The low ranking for Anchorage doesn't surprise state of Alaska labor economist Neal Fried, who went to work Thursday wearing his signature bow tie, this one featuring characters from "The Simpsons."

He discounts the theory that Anchorage residents don't shell out big bucks for fashion because of the higher prices for clothing, especially since he calls Anchorage a wealthy city — with a median income 41 percent above the national average.

Instead, he surmises it's the lifestyle of Anchorage residents and the city's weather.

Anchorage is an outdoors city, with downhill and cross country skiing, snowboarding, hiking, running and biking leading residents to resorts and trails all year long.
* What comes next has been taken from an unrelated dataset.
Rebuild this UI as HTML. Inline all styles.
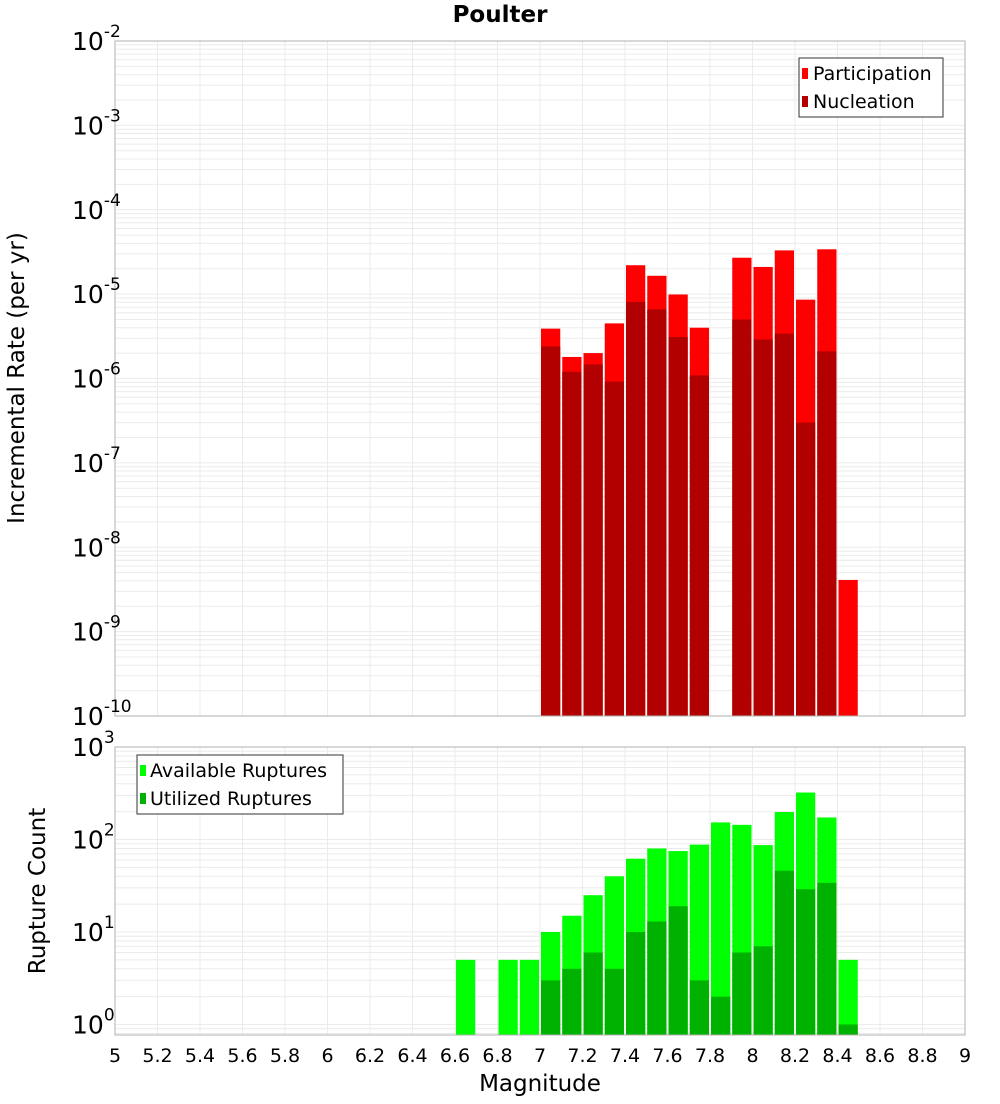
<!DOCTYPE html>
<html><head><meta charset="utf-8"><style>
body{margin:0;background:#fff;font-family:"DejaVu Sans","Liberation Sans",sans-serif}
svg text{font-family:"DejaVu Sans","Liberation Sans",sans-serif}
</style></head><body>
<svg id="c" width="1000" height="1100" xmlns="http://www.w3.org/2000/svg">
<text x="500" y="22" text-anchor="middle" font-size="23" font-weight="bold">Poulter</text>
<g id="g1"></g><g id="g2"></g>
</svg>
<script>
const mags=[6.65,6.75,6.85,6.95,7.05,7.15,7.25,7.35,7.45,7.55,7.65,7.75,7.85,7.95,8.05,8.15,8.25,8.35,8.45];
const participation=[0,0,0,0,3.9e-6,1.8e-6,2.0e-6,4.5e-6,2.2e-5,1.65e-5,9.9e-6,4.0e-6,0,2.7e-5,2.1e-5,3.3e-5,8.6e-6,3.4e-5,4.1e-9];
const nucleation=[0,0,0,0,2.4e-6,1.2e-6,1.47e-6,9.2e-7,8.1e-6,6.6e-6,3.1e-6,1.09e-6,0,5.0e-6,2.9e-6,3.4e-6,3.0e-7,2.1e-6,0];
const available=[5,0,5,5,10,15,25,40,62,80,75,88,153,144,87,198,322,173,5];
const utilized=[0,0,0,0,3,4,6,4,10,13,19,3,2,6,7,46,29,34,1];
const xTicks=[5,5.2,5.4,5.6,5.8,6,6.2,6.4,6.6,6.8,7,7.2,7.4,7.6,7.8,8,8.2,8.4,8.6,8.8,9];
const topExp=[-2,-3,-4,-5,-6,-7,-8,-9,-10];
const botExp=[3,2,1,0];
const NS="http://www.w3.org/2000/svg";
const X0=115,X1=965;
const xs=m=>X0+(m-5)/4*(X1-X0);
function mk(p,t,a){const e=document.createElementNS(NS,t);for(const k in a)e.setAttribute(k,a[k]);p.appendChild(e);return e;}
function panel(g,top,bot,lmax,lmin,name){
  const ys=v=>top+(lmax-Math.log10(v))/(lmax-lmin)*(bot-top);
  const bg=mk(g,'rect',{x:X0,y:top,width:X1-X0,height:bot-top,fill:'#fff'});
  
  
  for(let e=Math.floor(lmin);e<Math.ceil(lmax);e++){for(let k=1;k<10;k++){const v=k*Math.pow(10,e);const l=Math.log10(v);if(l<lmin||l>lmax)continue;const y=ys(v);const gl=mk(g,'line',{x1:X0,x2:X1,y1:y,y2:y,stroke:'#ebebeb','stroke-width':1});
    
    }}
  xTicks.forEach(t=>{const gl=mk(g,'line',{x1:xs(t),x2:xs(t),y1:top,y2:bot,stroke:'#ebebeb','stroke-width':1});
    
    });
  return ys;
}
function ylabels(g,ys,exps){exps.forEach(e=>{const y=ys(Math.pow(10,e));const t=mk(g,'text',{x:72,y:y+9,'font-size':25});t.textContent='10';
  
  
  const s=mk(t,'tspan',{dy:-13,'font-size':17});s.textContent=String(e);});}
function bars(g,ys,vals,color,bot,name){vals.forEach((v,i)=>{if(!(v>0))return;const y=ys(v);const r=mk(g,'rect',{x:xs(mags[i]-0.05)+1,y:y,width:21.25-2,height:bot-y,fill:color});
  
  });}
const g1=document.getElementById('g1'),g2=document.getElementById('g2');
const T1=41,B1=716;
const ys1=panel(g1,T1,B1,-2,-10,'rate');
bars(g1,ys1,participation,'#ff0000',B1,'participation');
bars(g1,ys1,nucleation,'#b20000',B1,'nucleation');
let f=mk(g1,'rect',{x:X0,y:T1,width:X1-X0,height:B1-T1,fill:'none',stroke:'#b0b0b0'});


ylabels(g1,ys1,topExp);
let yt=mk(g1,'text',{x:0,y:0,'font-size':23,'text-anchor':'middle',transform:'translate(24,378) rotate(-90)'});yt.textContent='Incremental Rate (per yr)';


let lg=mk(g1,'g',{});


mk(lg,'rect',{x:799,y:58,width:144,height:59,fill:'#fff',stroke:'#333'});
mk(lg,'rect',{x:802,y:68,width:6,height:11,fill:'#ff0000'});
mk(lg,'rect',{x:802,y:96,width:6,height:11,fill:'#b20000'});
let t=mk(lg,'text',{x:813,y:80,'font-size':19});t.textContent='Participation';


t=mk(lg,'text',{x:813,y:108,'font-size':19});t.textContent='Nucleation';


const T2=747,B2=1035;
const bmin=3-(B2-T2)/92.5;
const ys2=panel(g2,T2,B2,3,bmin,'count');
bars(g2,ys2,available,'#00ff00',B2,'available');
bars(g2,ys2,utilized,'#00b200',B2,'utilized');
f=mk(g2,'rect',{x:X0,y:T2,width:X1-X0,height:B2-T2,fill:'none',stroke:'#b0b0b0'});


ylabels(g2,ys2,botExp);
yt=mk(g2,'text',{x:0,y:0,'font-size':23,'text-anchor':'middle',transform:'translate(45,891) rotate(-90)'});yt.textContent='Rupture Count';


lg=mk(g2,'g',{});


mk(lg,'rect',{x:137,y:755,width:206,height:59,fill:'#fff',stroke:'#333'});
mk(lg,'rect',{x:140,y:765,width:6,height:11,fill:'#00ff00'});
mk(lg,'rect',{x:140,y:793,width:6,height:11,fill:'#00b200'});
t=mk(lg,'text',{x:150,y:777,'font-size':19});t.textContent='Available Ruptures';


t=mk(lg,'text',{x:150,y:805,'font-size':19});t.textContent='Utilized Ruptures';


xTicks.forEach(v=>{const tx=mk(g2,'text',{x:xs(v),y:1062,'font-size':19,'text-anchor':'middle'});tx.textContent=String(v);
  
  });
const xt=mk(g2,'text',{x:540,y:1091,'font-size':23,'text-anchor':'middle'});xt.textContent='Magnitude';


</script>
</body></html>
Often, you'll see people out to dinner with friends and their dress may appear they're better suited for a campfire.

"You can go hiking and then straight to dinner, and you might be at a five-star restaurant," Walker said. "You have to have a versatile wardrobe."

"It's more important to get out and do things and meet with friends, then I think to focus on being fashion-appropriate and savvy for every event," said Kris Natwick, membership director for the Anchorage Downtown Partnership.

And there's a good reason you see women favoring a pair of bunny boots over heels in the winter, which can stretch from October to May.

"You're not going to wear high heels out when it's been snowing six, eight, 10, 12 inches," Natwick said. "You're going to dress appropriately for the weather."